New business enterprise gets under way

Well, the tiny newborn business my friend and I are starting has climbed to its little feet and is toddling around. Yesterday we got our first serious nibble, if you don’t count the client we already had when we began. The contract isn’t landed yet, but we were thrilled to attract a serious expression of interest.

Here’s what we did to get the business under way:

First, we wrote a business plan. We articulated a) what we wanted the business to do; b) how we would deliver on that; and c) how the business would be organized (as a partnership).

Next, we set an earnings goal. Since this is a side business and we both have day jobs, we decided we would each like to be grossing at least $1,000 a month within one year.

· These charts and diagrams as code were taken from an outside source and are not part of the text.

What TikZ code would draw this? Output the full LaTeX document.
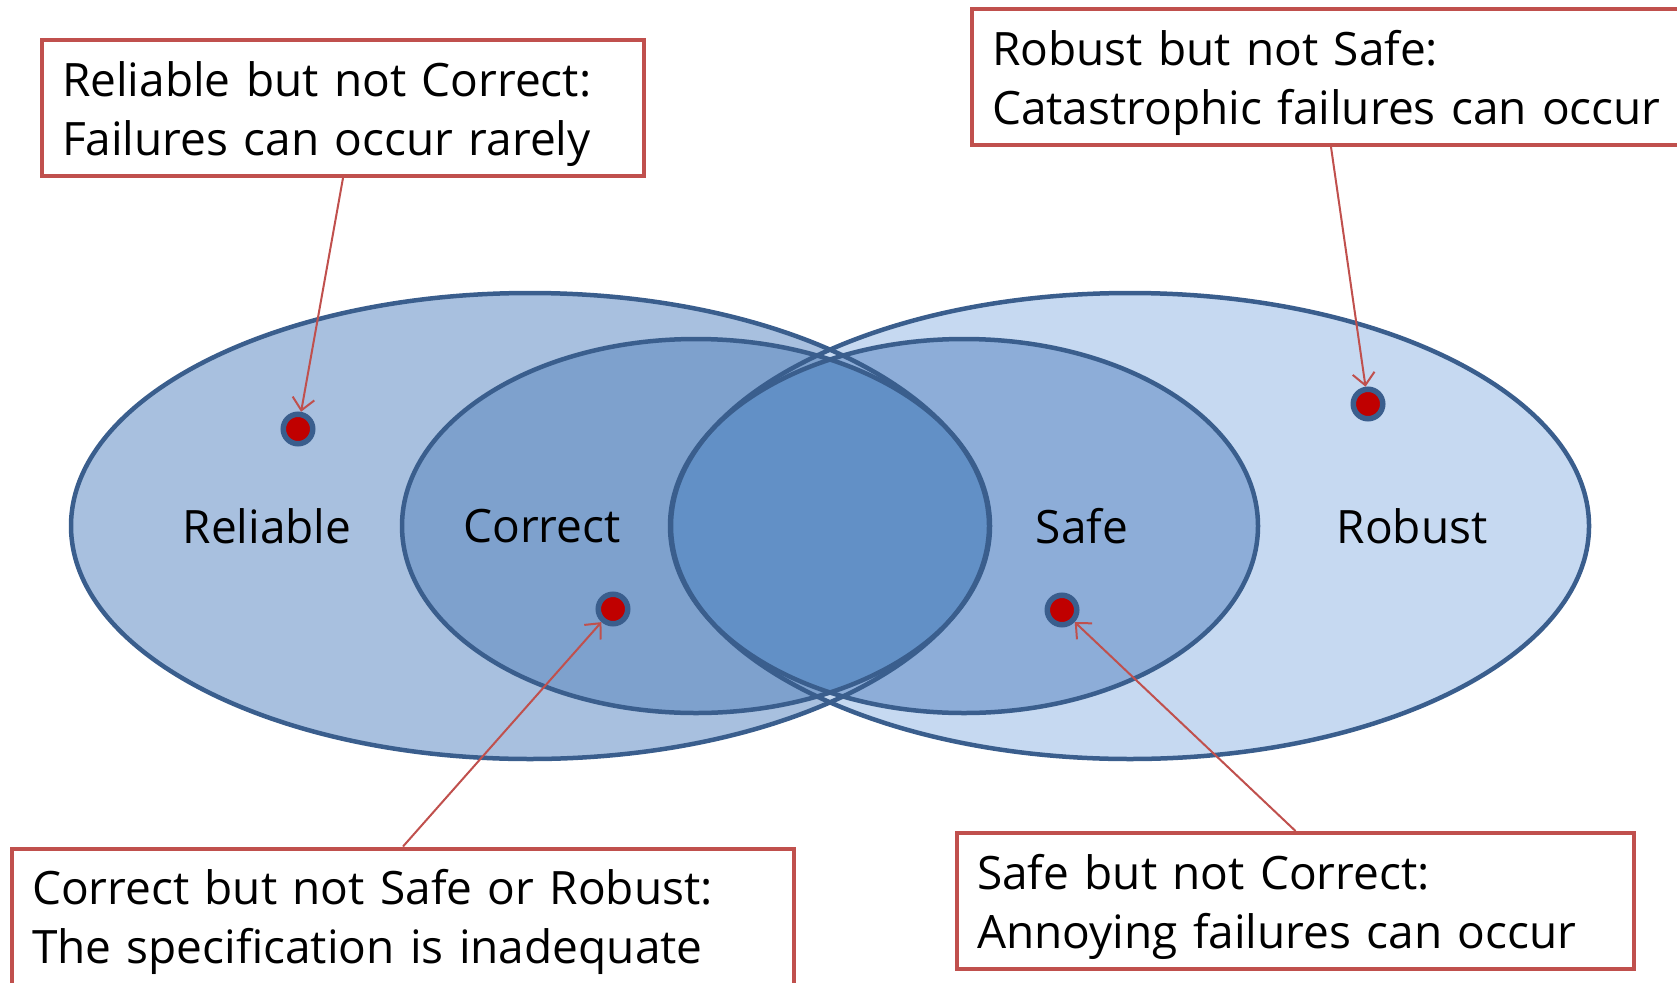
\documentclass[tikz,border=0pt]{standalone}
\usepackage{fontspec}
\setmainfont{Open Sans}
\usetikzlibrary{arrows.meta}
\definecolor{outl}{HTML}{3A5E8D}
\definecolor{relfill}{HTML}{A8C0DF}
\definecolor{robfill}{HTML}{C6D9F1}
\definecolor{corfill}{HTML}{7EA1CD}
\definecolor{saffill}{HTML}{8DADD8}
\definecolor{lensfill}{HTML}{6290C6}
\definecolor{boxred}{HTML}{C0504D}
\definecolor{dotred}{HTML}{C00000}
\newcommand\notestrut{\rule{0pt}{47pt}}
\begin{document}
\begin{tikzpicture}[x=1pt,y=-1pt,
  ell/.style={draw=outl,line width=4.5pt},
  lbl/.style={font=\fontsize{46}{52}\selectfont,inner sep=0pt},
  note/.style={draw=boxred,fill=white,line width=4pt,inner xsep=20pt,inner ysep=0pt,
    minimum height=136pt,align=left,font=\fontsize{46}{59}\selectfont},
  dot/.style={circle,fill=dotred,draw=outl,line width=5.5pt,minimum size=29.5pt,inner sep=0pt},
  arr/.style={draw=boxred,line width=2pt,-{Straight Barb[length=12pt,width=22pt]}}]
\useasboundingbox (0,0) rectangle (1677,982);
\begin{scope}
\clip (0,0) rectangle (1677,982);
% fills
\fill[relfill] (530,526) ellipse [x radius=459pt, y radius=233pt];
\fill[robfill] (1130,526) ellipse [x radius=459pt, y radius=233pt];
\fill[corfill] (696,526) ellipse [x radius=294pt, y radius=187pt];
\fill[saffill] (964,526) ellipse [x radius=294pt, y radius=187pt];
\begin{scope}
\clip (696,526) ellipse [x radius=294pt, y radius=187pt];
\fill[lensfill] (964,526) ellipse [x radius=294pt, y radius=187pt];
\end{scope}
% outlines
\draw[ell] (530,526) ellipse [x radius=459pt, y radius=233pt];
\draw[ell] (1130,526) ellipse [x radius=459pt, y radius=233pt];
\draw[ell] (696,526) ellipse [x radius=294pt, y radius=187pt];
\draw[ell] (964,526) ellipse [x radius=294pt, y radius=187pt];
% labels
\node[lbl] (lrel) at (267,526) {Reliable};
\node[lbl] (lcor) at (542,526) {Correct};
\node[lbl] (lsaf) at (1082,526) {Safe};
\node[lbl] (lrob) at (1412,526) {Robust};
% dots
\node[dot] (d1) at (298,429) {};
\node[dot] (d2) at (613,609) {};
\node[dot] (d3) at (1062,610) {};
\node[dot] (d4) at (1368,404) {};
% notes
\node[note,text width=562pt] (b1) at (343,108) {\notestrut Reliable but not Correct:\\Failures can occur rarely};
\node[note,text width=678pt] (b2) at (1331,77) {\notestrut Robust but not Safe:\\Catastrophic failures can occur};
\node[note,text width=742pt] (b3) at (403,916.5) {\notestrut Correct but not Safe or Robust:\\The specification is inadequate};
\node[note,text width=637pt] (b4) at (1295.5,901) {\notestrut Safe but not Correct:\\Annoying failures can occur};
% arrows
\draw[arr] (b1.south) -- (d1);
\draw[arr] (b2.south) -- (d4);
\draw[arr] (b3.north) -- (d2);
\draw[arr] (b4.north) -- (d3);
\end{scope}
\end{tikzpicture}
\end{document}
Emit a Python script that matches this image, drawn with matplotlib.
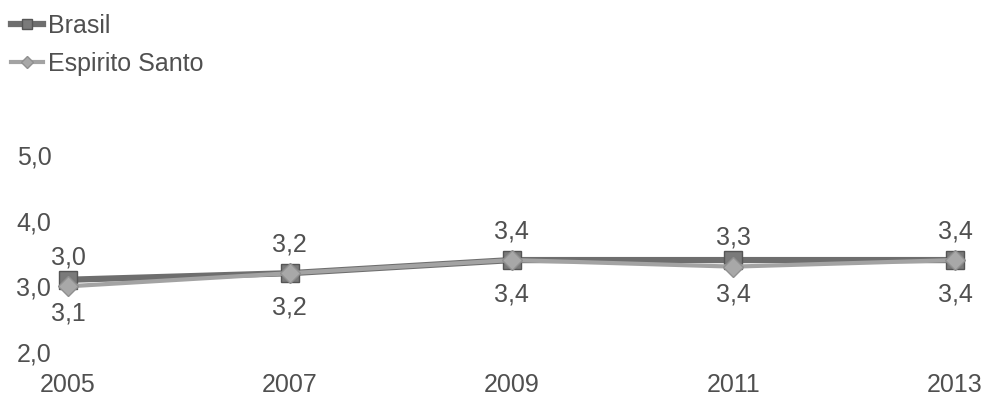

Then we established two marketing strategies: 1) join the Arizona Book Publishing Association (ABPA); and 2) create a blog in the enterprise’s name, The Copyeditor’s Desk. The ABPA turns out to be a gold mine: its meetings are frequented not only by publishers likely to need our copyediting, proofreading, and indexing services but also by writers who are either self-publishing or seeking publishers and very much need our services. It remains to be seen whether the blog will bring in much business, but it gets our name out there, and if it develops much readership, it can monetized to contribute a few dollars toward our earnings goal.

Finally, we obtained some business cards, free, off the Internet, and we designed a brochure that we will have printed through her brother-in-law’s Kwik-Kopy outlet.

It’s pretty rudimentary and at first blush doesn’t look very ambitious — until you consider that we both have jobs and she has a family to take care of. We think it will keep us busy, and if we’re lucky it will generate the fairly modest financial goal we’ve set for ourselves. Keeping it simple should at least keep it manageable.